ABOUT THE AUTHOR
Joseph Grenny is coauthor of four New York Times bestsellers, Change Anything, Crucial Conversations, Crucial Confrontations, and Influencer.
Dear Authors,
I carpool with a neighbor to get my two children and hers to and from school. She is an acquaintance and not a close friend. I like her and our relationship is positive.
Since the beginning of the school year, my children have expressed a concern about the way she drives. Recently, they began bringing it up every day. They tell me stories about how they were “almost in an accident,” and that she pulls out in front of other cars for “close calls,” and is often doing things with her three-year-old while driving. I have known this neighbor for three years, and I am not aware that she has been in any accidents. I have noticed her driving above the speed limit in the neighborhood on occasion. Because my children mention this on a regular basis, I am concerned for their safety.

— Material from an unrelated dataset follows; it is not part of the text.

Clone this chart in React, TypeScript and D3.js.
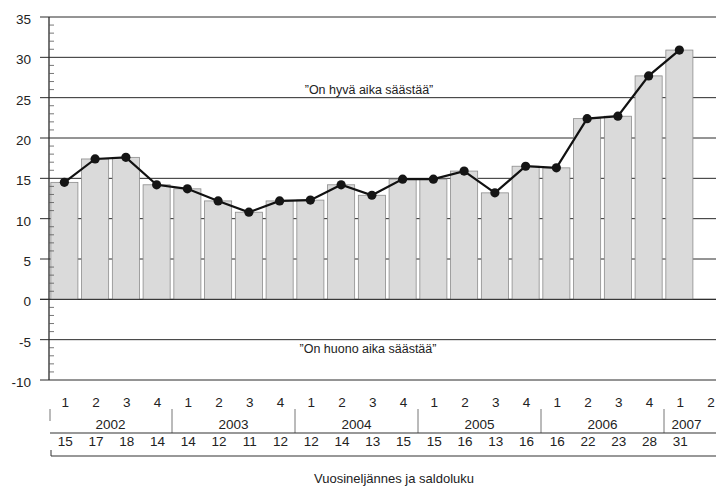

I am not sure how to approach this topic with my neighbor because I don’t know for sure what’s happening. I don’t want to hurt her feelings or jeopardize our carpool arrangement. I want to bring awareness to her in a way where she is not put on the defensive, but my facts are few. Can you please help me in my approach?
Signed,
Driving Me to Worry
Dear Driving,
This is a tough one. I could give you some advice about how to bring up the issue in a way that would be gracious but candid. However, I’m not sure you should.
Here’s why.
In Crucial Confrontations we talk at length about ensuring you have “the right conversation.” We suggest that there are content, pattern, and relationship conversations. The difference between the three is sometimes how long the problem has been going on. But there are special cases in which a “relationship” conversation may be the place you begin, not what you progress toward. And I think this may be such a case. (See What and If in our online glossary.)

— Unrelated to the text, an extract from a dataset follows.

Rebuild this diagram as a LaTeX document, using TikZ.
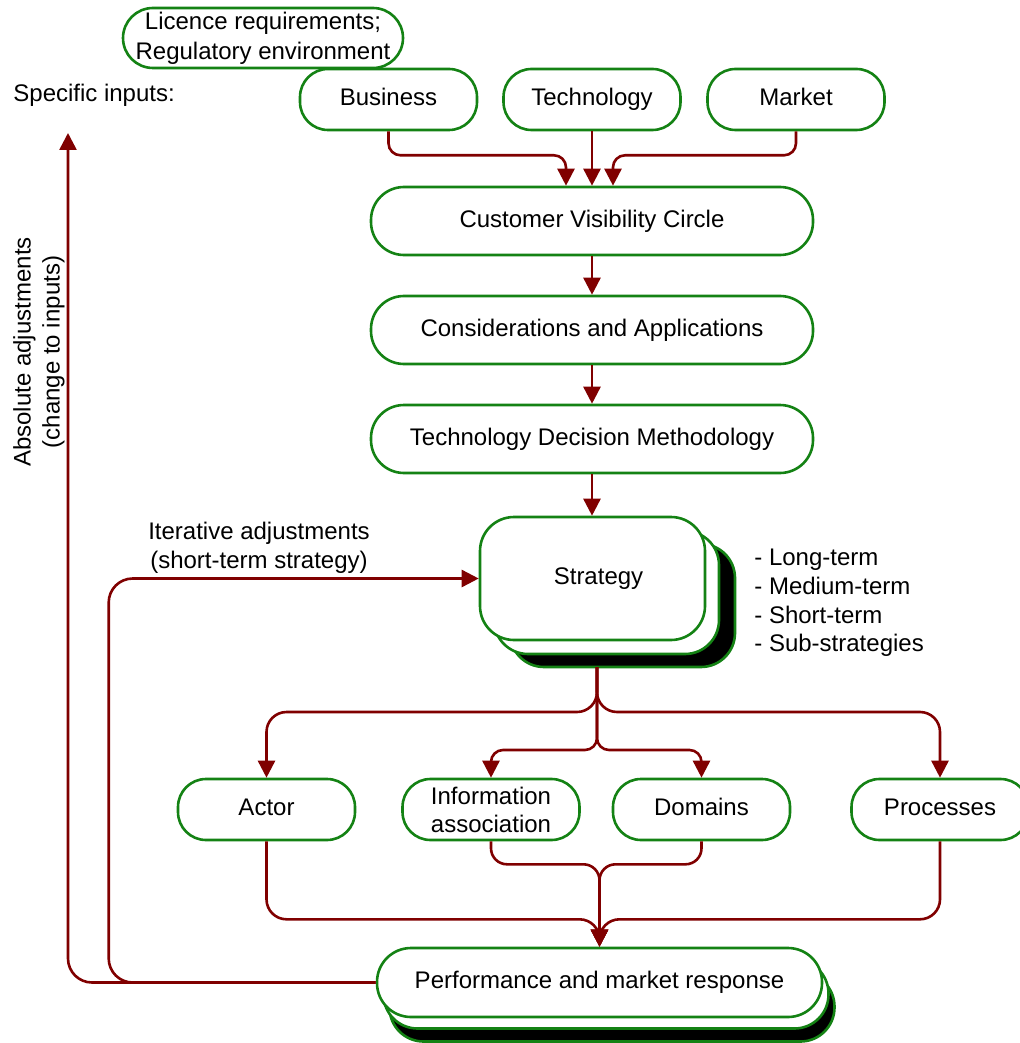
\documentclass[tikz,border=0pt]{standalone}
\usepackage{fontspec}
\setmainfont{Liberation Sans}
\usetikzlibrary{arrows.meta}
\definecolor{boxgreen}{RGB}{20,130,20}
\definecolor{flowred}{RGB}{128,0,0}

\begin{document}
\begin{tikzpicture}[x=0.5pt,y=-0.5pt,
  font=\fontsize{12}{14.5}\selectfont,
  pill/.style={draw=boxgreen, line width=1.3pt, fill=white, rounded corners=#1,
               align=center, inner sep=0pt},
  pill/.default=14pt,
  oneline/.style={text height=8.7pt, text depth=2.5pt},
  flow/.style={draw=flowred, line width=1.3pt, rounded corners=#1,
               -{Triangle[length=8.5pt,width=8.5pt]}},
  flow/.default=6pt
]
\useasboundingbox (0,0) rectangle (1019,1043);

% inputs
\node[pill=15pt, minimum width=140pt, minimum height=30pt, font=\fontsize{12}{15}\selectfont] (lic) at (263,38)
  {Licence requirements;\\Regulatory environment};
\node[anchor=west, inner sep=2pt] (spec) at (9,95) {Specific inputs:};
\node[pill, oneline, minimum width=88.5pt, minimum height=30.5pt] (bus)  at (388.5,99.5) {Business};
\node[pill, oneline, minimum width=88.5pt, minimum height=30.5pt] (tech) at (592,99.5) {Technology};
\node[pill, oneline, minimum width=88.5pt, minimum height=30.5pt] (mkt)  at (796,99.5) {Market};

% main chain
\node[pill=16.5pt, oneline, minimum width=221pt, minimum height=34pt] (cvc) at (592,221) {Customer Visibility Circle};
\node[pill=16.5pt, oneline, minimum width=221pt, minimum height=34pt] (con) at (592,330) {Considerations and Applications};
\node[pill=16.5pt, oneline, minimum width=221pt, minimum height=34pt] (tdm) at (592,439) {Technology Decision Methodology};

% strategy stack
\node[pill=17pt, fill=black, minimum width=112.5pt, minimum height=61.5pt] (strat3) at (622.5,605.5) {};
\node[pill=17pt, minimum width=112.5pt, minimum height=61.5pt] (strat2) at (606.5,592.5) {};
\node[pill=17pt, oneline, minimum width=112.5pt, minimum height=61.5pt] (strat) at (592.5,578.5) {\hspace*{6pt}Strategy};
\node[anchor=west, align=left, inner sep=2pt, font=\fontsize{12}{14.35}\selectfont] (terms) at (750,603)
  {- Long-term\\- Medium-term\\- Short-term\\- Sub-strategies};

% activity boxes
\node[pill, oneline, minimum width=88.5pt, minimum height=30.5pt] (actor) at (266.5,809.5) {Actor};
\node[pill, minimum width=88.5pt, minimum height=30.5pt, font=\fontsize{12}{14}\selectfont] (info) at (491,809.5) {Information\\association};
\node[pill, oneline, minimum width=88.5pt, minimum height=30.5pt] (dom) at (701.5,809.5) {Domains};
\node[pill, oneline, minimum width=88.5pt, minimum height=30.5pt] (proc) at (940,809.5) {Processes};

% performance stack
\node[pill=17pt, fill=black, minimum width=222.5pt, minimum height=34.5pt] (perf3) at (612,1007) {};
\node[pill=17pt, minimum width=222.5pt, minimum height=34.5pt] (perf2) at (606,994) {};
\node[pill=17pt, oneline, minimum width=222.5pt, minimum height=34.5pt] (perf) at (599.5,982.5) {Performance and market response};

% feedback labels
\node[rotate=90, align=center] (abs) at (39,352) {Absolute adjustments\\(change to inputs)};
\node[align=center] (iter) at (259,548) {Iterative adjustments\\(short-term strategy)};

% input connectors
\draw[flow] (bus.south) -- ++(0,24) -| ([xshift=-13pt]cvc.north);
\draw[flow] (tech.south) -- (cvc.north);
\draw[flow] (mkt.south) -- ++(0,24) -| ([xshift=10.5pt]cvc.north);

% chain connectors
\draw[flow] (cvc.south) -- (con.north);
\draw[flow] (con.south) -- (tdm.north);
\draw[flow] (tdm.south) -- (tdm.south |- strat.north);

% fan-out from strategy
\coordinate (stem) at (597,667);
\draw[flow=10pt] (stem) -- ++(0,45) -| (actor.north);
\draw[flow=10pt] (stem) -- ++(0,45) -| (proc.north);
\draw[flow=6pt] (stem) -- ++(0,83) -| (info.north);
\draw[flow=6pt] (stem) -- ++(0,83) -| (dom.north);

% fan-in to performance
\draw[flow=10pt] (actor.south) -- ++(0,78) -| (perf.north);
\draw[flow=10pt] (proc.south) -- ++(0,78) -| (perf.north);
\draw[flow=8pt] (info.south) -- ++(0,23) -| (perf.north);
\draw[flow=8pt] (dom.south) -- ++(0,23) -| (perf.north);

% feedback loops
\coordinate (absTip) at (68,133);
\draw[flow=12pt] (perf.west) -| (absTip);
\draw[flow=12pt] (perf.west) -- ++(-267,0) |- (strat.west);
\end{tikzpicture}
\end{document}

Relationship conversations are those where your concerns are significant enough that you may need to change—or terminate—a relationship. For example, let’s say you have a coworker who is chronically unreliable and whose failure to perform puts your ability to meet your goals at risk. You’ve spoken with him about performance failures. Then you spoke with him about the pattern of performance failures. However, the problems have continued. Now what? You need to talk to him about the need to restructure the relationship. You must draw a line where you take responsibility for your own needs and refuse to put your commitments at risk by relying on him again. Hold this conversation respectfully—creating safety and using all your best dialogue skills—but be sure you hold the relationship conversation.
There are times when the first conversation you need to have is a relationship conversation. For example, when a) the likelihood the person will change after your crucial conversation is low; and b) the risk of bad consequences to you if they don’t change is high. In my view, driving habits are something people have to work pretty hard to change. I believe this, in part, because I am an impatient driver. I work on it for stretches, then become neglectful, and, frankly, drive inappropriately at times. The way people drive is so much an expression of their disposition that it takes quite a commitment and long term vigilance to reshape their habits. This is rarely the work of a single crucial conversation.

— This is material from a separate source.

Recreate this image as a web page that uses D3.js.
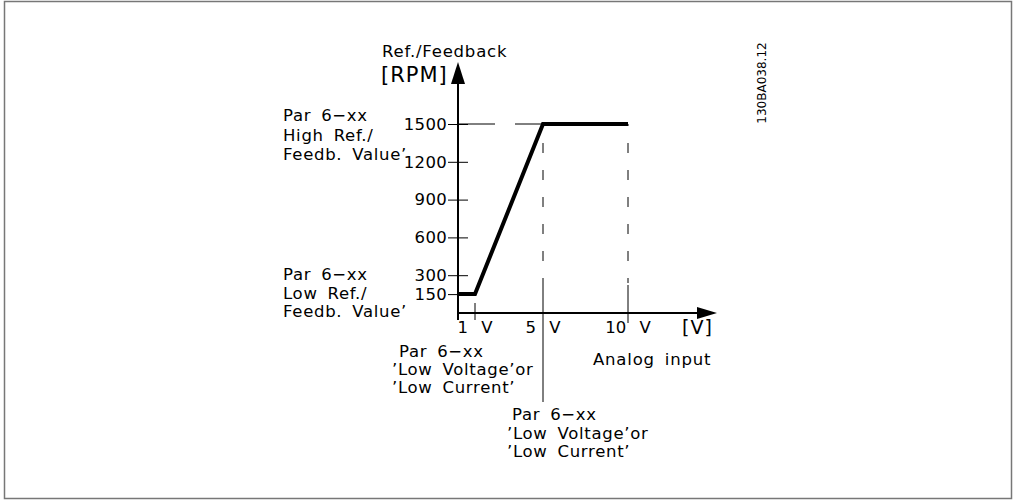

That being the case, you have to ask yourself two questions:
How confident am I that she is putting my children at risk?
Am I willing to allow this level of risk for the convenience of the carpool?
In essence, you’ve got to ask, “What do I really want?”
Because the likelihood of fundamentally altering her driving habits is low unless you can inspect her behavior in the future yourself, I would discourage you from talking to her in an attempt to change her driving. Instead, you should talk to yourself, decide what you really want, then either change or accept the current situation.
I wish you the best in this important decision.